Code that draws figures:
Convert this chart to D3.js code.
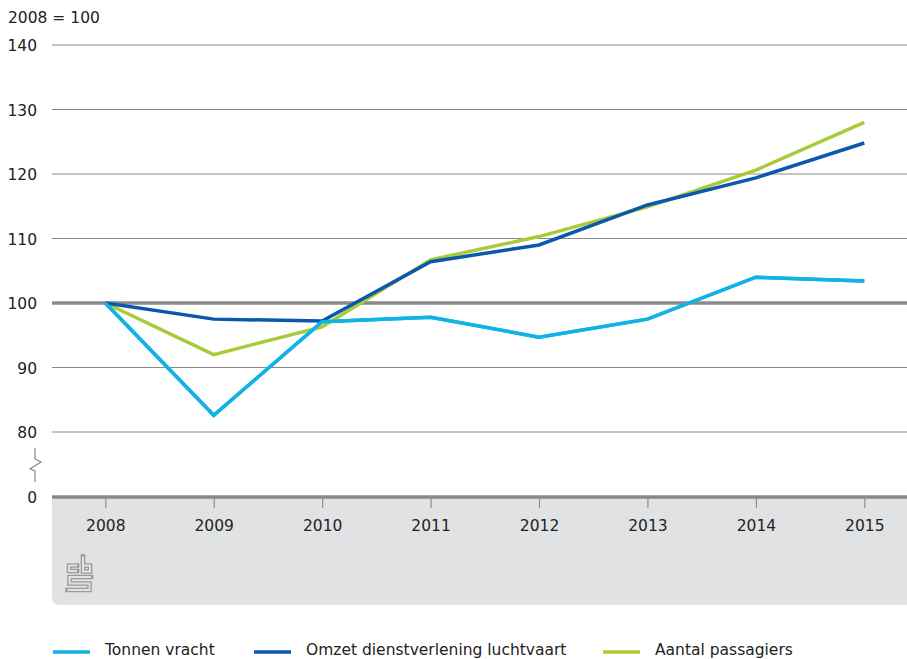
<!DOCTYPE html>
<html>
<head>
<meta charset="utf-8">
<script src="https://cdn.jsdelivr.net/npm/d3@7"></script>
<style>
  body { margin: 0; background: #fff; }
  svg text { font-family: "DejaVu Sans", sans-serif; fill: #222; }
</style>
</head>
<body>
<svg id="chart" width="907" height="659"></svg>
<script>
const years = ["2008", "2009", "2010", "2011", "2012", "2013", "2014", "2015"];
const tonnenVracht = [100, 82.6, 97.1, 97.8, 94.7, 97.5, 104.0, 103.4];
const omzetLuchtvaart = [100, 97.5, 97.2, 106.4, 109.0, 115.2, 119.4, 124.8];
const passagiers = [100, 92.0, 96.3, 106.7, 110.3, 114.9, 120.6, 128.0];
const yTicks = [80, 90, 100, 110, 120, 130, 140];
const seriesNames = ["Tonnen vracht", "Omzet dienstverlening luchtvaart", "Aantal passagiers"];
const seriesColors = ["#10b4e4", "#0a58ac", "#a8cb3a"];

const svg = d3.select("#chart");
const left = 52, right = 907;
const boxColor = "#e1e2e4";

const x = d3.scalePoint().domain(years).range([105.3, 864.3]);
const y = d3.scaleLinear().domain([80, 140]).range([432, 45]);
const zeroY = 497;

// grey footer box under the axis
svg.append("path")
  .attr("d", `M${left},${zeroY} H${right} V605 H${left + 7} Q${left},605 ${left},598 Z`)
  .attr("fill", boxColor);

// gridlines
svg.selectAll(".grid")
  .data(yTicks)
  .enter().append("line")
  .attr("x1", left).attr("x2", right)
  .attr("y1", d => y(d)).attr("y2", d => y(d))
  .attr("stroke", "#8a8a8a")
  .attr("stroke-width", d => d === 100 ? 3.5 : 1.2);

// y labels
svg.selectAll(".ylab")
  .data(yTicks)
  .enter().append("text")
  .attr("x", 37).attr("y", d => y(d) + 6)
  .attr("text-anchor", "end")
  .attr("font-size", 15.5)
  .text(d => d);
svg.append("text").attr("x", 37).attr("y", zeroY + 6)
  .attr("text-anchor", "end").attr("font-size", 15.5).text("0");
svg.append("text").attr("x", 8).attr("y", 23).attr("font-size", 15.5).text("2008 = 100");

// axis break
svg.append("path")
  .attr("d", "M35,448 V459 L41,462 L30,469 L35,471 V482")
  .attr("fill", "none").attr("stroke", "#888").attr("stroke-width", 1.2);

// x axis
svg.append("line")
  .attr("x1", left).attr("x2", right).attr("y1", zeroY).attr("y2", zeroY)
  .attr("stroke", "#888").attr("stroke-width", 3.5);
const xAxis = svg.append("g").attr("transform", `translate(0,${zeroY})`)
  .call(d3.axisBottom(x).tickSize(11).tickPadding(12));
xAxis.select(".domain").remove();
xAxis.selectAll("line").attr("stroke", "#8c8c8c").attr("stroke-width", 1.2);
xAxis.selectAll("text").attr("font-size", 15.5).attr("font-family", "DejaVu Sans, sans-serif").attr("fill", "#222");

// lines
const line = d3.line().x((d, i) => x(years[i])).y(d => y(d));
[[tonnenVracht, 0], [passagiers, 2], [omzetLuchtvaart, 1], [tonnenVracht, 0]].forEach(([s, idx]) => {
  svg.append("path")
    .datum(s)
    .attr("d", line)
    .attr("fill", "none")
    .attr("stroke", seriesColors[idx])
    .attr("stroke-width", 3.5);
});

// cbs logo: thick grey strokes with a thin box-coloured core give the outlined look
const logoParts = [
  "M77,565.5 H69 V571 H77",
  "M83,556.5 V571.5 H90 V565.5 H83",
  "M91,577 H69.5 V583.5 H89.5 V590 H67.5"
];
logoParts.forEach(d => {
  svg.append("path").attr("d", d).attr("fill", "none")
    .attr("stroke", "#9a9a9a").attr("stroke-width", 4.6).attr("stroke-linecap", "square");
  svg.append("path").attr("d", d).attr("fill", "none")
    .attr("stroke", boxColor).attr("stroke-width", 2).attr("stroke-linecap", "butt");
});

// legend
const legendX = [53, 254, 603];
seriesNames.forEach((name, i) => {
  svg.append("line")
    .attr("x1", legendX[i]).attr("x2", legendX[i] + 37)
    .attr("y1", 652).attr("y2", 652)
    .attr("stroke", seriesColors[i]).attr("stroke-width", 3.5);
  svg.append("text")
    .attr("x", legendX[i] + 52).attr("y", 655)
    .attr("font-size", 15.5)
    .text(name);
});
</script>
</body>
</html>
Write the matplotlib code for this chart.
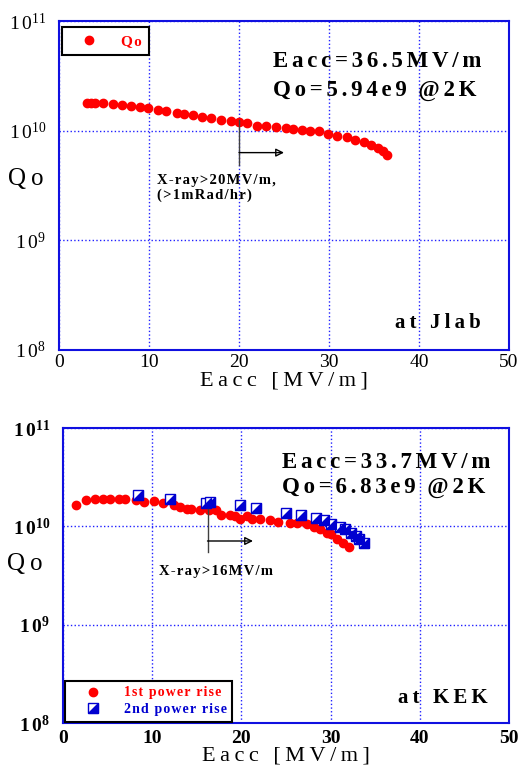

EXERCISE REQUIREMENTS: Omit any images, then output the listing exactly.

OUTPUT BELOW:
Convert this chart to D3.js code.
<!DOCTYPE html>
<html>
<head>
<meta charset="utf-8">
<script src="https://cdn.jsdelivr.net/npm/d3@7"></script>
<style>
  body { margin: 0; background: #fff; }
  svg text { font-family: "DejaVu Sans", sans-serif; fill: #222; }
</style>
</head>
<body>
<svg id="chart" width="907" height="659"></svg>
<script>
const years = ["2008", "2009", "2010", "2011", "2012", "2013", "2014", "2015"];
const tonnenVracht = [100, 82.6, 97.1, 97.8, 94.7, 97.5, 104.0, 103.4];
const omzetLuchtvaart = [100, 97.5, 97.2, 106.4, 109.0, 115.2, 119.4, 124.8];
const passagiers = [100, 92.0, 96.3, 106.7, 110.3, 114.9, 120.6, 128.0];
const yTicks = [80, 90, 100, 110, 120, 130, 140];
const seriesNames = ["Tonnen vracht", "Omzet dienstverlening luchtvaart", "Aantal passagiers"];
const seriesColors = ["#10b4e4", "#0a58ac", "#a8cb3a"];

const svg = d3.select("#chart");
const left = 52, right = 907;
const boxColor = "#e1e2e4";

const x = d3.scalePoint().domain(years).range([105.3, 864.3]);
const y = d3.scaleLinear().domain([80, 140]).range([432, 45]);
const zeroY = 497;

// grey footer box under the axis
svg.append("path")
  .attr("d", `M${left},${zeroY} H${right} V605 H${left + 7} Q${left},605 ${left},598 Z`)
  .attr("fill", boxColor);

// gridlines
svg.selectAll(".grid")
  .data(yTicks)
  .enter().append("line")
  .attr("x1", left).attr("x2", right)
  .attr("y1", d => y(d)).attr("y2", d => y(d))
  .attr("stroke", "#8a8a8a")
  .attr("stroke-width", d => d === 100 ? 3.5 : 1.2);

// y labels
svg.selectAll(".ylab")
  .data(yTicks)
  .enter().append("text")
  .attr("x", 37).attr("y", d => y(d) + 6)
  .attr("text-anchor", "end")
  .attr("font-size", 15.5)
  .text(d => d);
svg.append("text").attr("x", 37).attr("y", zeroY + 6)
  .attr("text-anchor", "end").attr("font-size", 15.5).text("0");
svg.append("text").attr("x", 8).attr("y", 23).attr("font-size", 15.5).text("2008 = 100");

// axis break
svg.append("path")
  .attr("d", "M35,448 V459 L41,462 L30,469 L35,471 V482")
  .attr("fill", "none").attr("stroke", "#888").attr("stroke-width", 1.2);

// x axis
svg.append("line")
  .attr("x1", left).attr("x2", right).attr("y1", zeroY).attr("y2", zeroY)
  .attr("stroke", "#888").attr("stroke-width", 3.5);
const xAxis = svg.append("g").attr("transform", `translate(0,${zeroY})`)
  .call(d3.axisBottom(x).tickSize(11).tickPadding(12));
xAxis.select(".domain").remove();
xAxis.selectAll("line").attr("stroke", "#8c8c8c").attr("stroke-width", 1.2);
xAxis.selectAll("text").attr("font-size", 15.5).attr("font-family", "DejaVu Sans, sans-serif").attr("fill", "#222");

// lines
const line = d3.line().x((d, i) => x(years[i])).y(d => y(d));
[[tonnenVracht, 0], [passagiers, 2], [omzetLuchtvaart, 1], [tonnenVracht, 0]].forEach(([s, idx]) => {
  svg.append("path")
    .datum(s)
    .attr("d", line)
    .attr("fill", "none")
    .attr("stroke", seriesColors[idx])
    .attr("stroke-width", 3.5);
});

// cbs logo: thick grey strokes with a thin box-coloured core give the outlined look
const logoParts = [
  "M77,565.5 H69 V571 H77",
  "M83,556.5 V571.5 H90 V565.5 H83",
  "M91,577 H69.5 V583.5 H89.5 V590 H67.5"
];
logoParts.forEach(d => {
  svg.append("path").attr("d", d).attr("fill", "none")
    .attr("stroke", "#9a9a9a").attr("stroke-width", 4.6).attr("stroke-linecap", "square");
  svg.append("path").attr("d", d).attr("fill", "none")
    .attr("stroke", boxColor).attr("stroke-width", 2).attr("stroke-linecap", "butt");
});

// legend
const legendX = [53, 254, 603];
seriesNames.forEach((name, i) => {
  svg.append("line")
    .attr("x1", legendX[i]).attr("x2", legendX[i] + 37)
    .attr("y1", 652).attr("y2", 652)
    .attr("stroke", seriesColors[i]).attr("stroke-width", 3.5);
  svg.append("text")
    .attr("x", legendX[i] + 52).attr("y", 655)
    .attr("font-size", 15.5)
    .text(name);
});
</script>
</body>
</html>
Write the matplotlib code for this chart.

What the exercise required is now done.